Adam#
- class vulkpy.nn.Adam#
Bases:
Optimizer
Adam Optimizer
See also
vulkpy.nn.SGD
SGD optimizer
Notes
This class implement Adam [adam1]. The algorithm utilizes moving averages of the 1st and 2nd order moment. The 1st (\(m_t\)) and 2nd (\(v_t\)) order moment are updated as follows;
\[\begin{split}m_t = \beta _1 m_{t-1} + (1 - \beta _1) g_t\\ v_t = \beta _2 v_{t-1} + (1 - \beta _2) g_t ^2\end{split}\]where \(g_t\) is gradient.
To mitigate initial underestimation, corrected \(\hat{m_t}\) and \(\hat{v_t}\) are used for parameter update.

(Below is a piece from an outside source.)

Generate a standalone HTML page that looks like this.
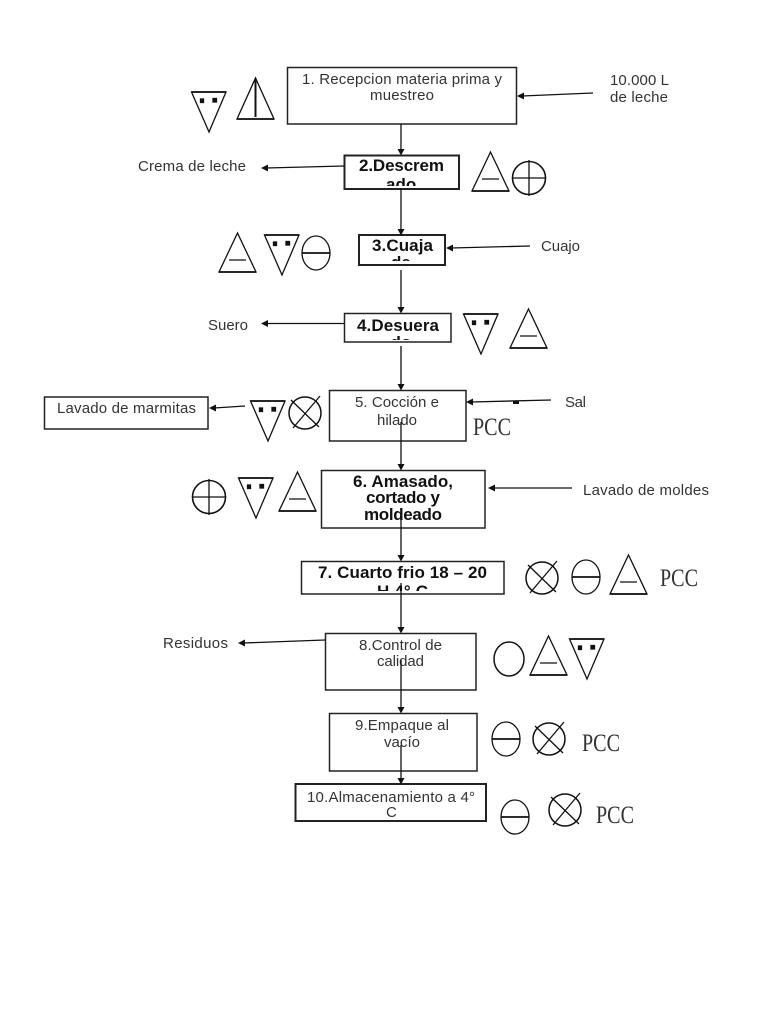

\[\begin{split}\hat{m}_t = m_t / (1 - \beta _1 ^t)\\ \hat{v}_t = v_t / (1 - \beta _2 ^t)\end{split}\]Finally, parameter \(\theta _t\) is updated by
\[\theta _t = \theta _{t-1} - \text{lr} \times \hat{m}_t/(\sqrt{\hat{v}_t} + \epsilon)\]References
[adam1]D. Kingma and J. Ba, “Adam: A Method for Stochastic Optimization”, ICLR (Poster) 2015, https://dblp.org/rec/journals/corr/KingmaB14.html
Examples
>>> import vulkpy.vk >>> from vulkpy import nn >>> gpu = vk.GPU() >>> adam = nn.Adam(gpu, lr=0.001, beta1=0.9, beta2=0.999)
Methods Summary
init_state
(shape)Initialize Optimizer state
Methods Documentation
- init_state(shape: Iterable[int]) AdamState #
Initialize Optimizer state
- Parameters:
shape (iterable of ints) – Shape of parameter
- Returns:
Optimizer state
- Return type:
- __init__(gpu: GPU, *, lr: float = 0.001, beta1: float = 0.9, beta2: float = 0.999, eps: float = 1e-08)#
Initialize Adam Optimizer
- Parameters:
gpu (vulkpy.GPU) – GPU
lr (float, optional) – Adam parameter. The default is
0.001
.beta1 (float, optional) – Adam parameter. The default is
0.9
.beta2 (float, optional) – Adam parameter. The defeault is
0.999
.eps (float, optional) – Adam parameter. The default is
1e-8
.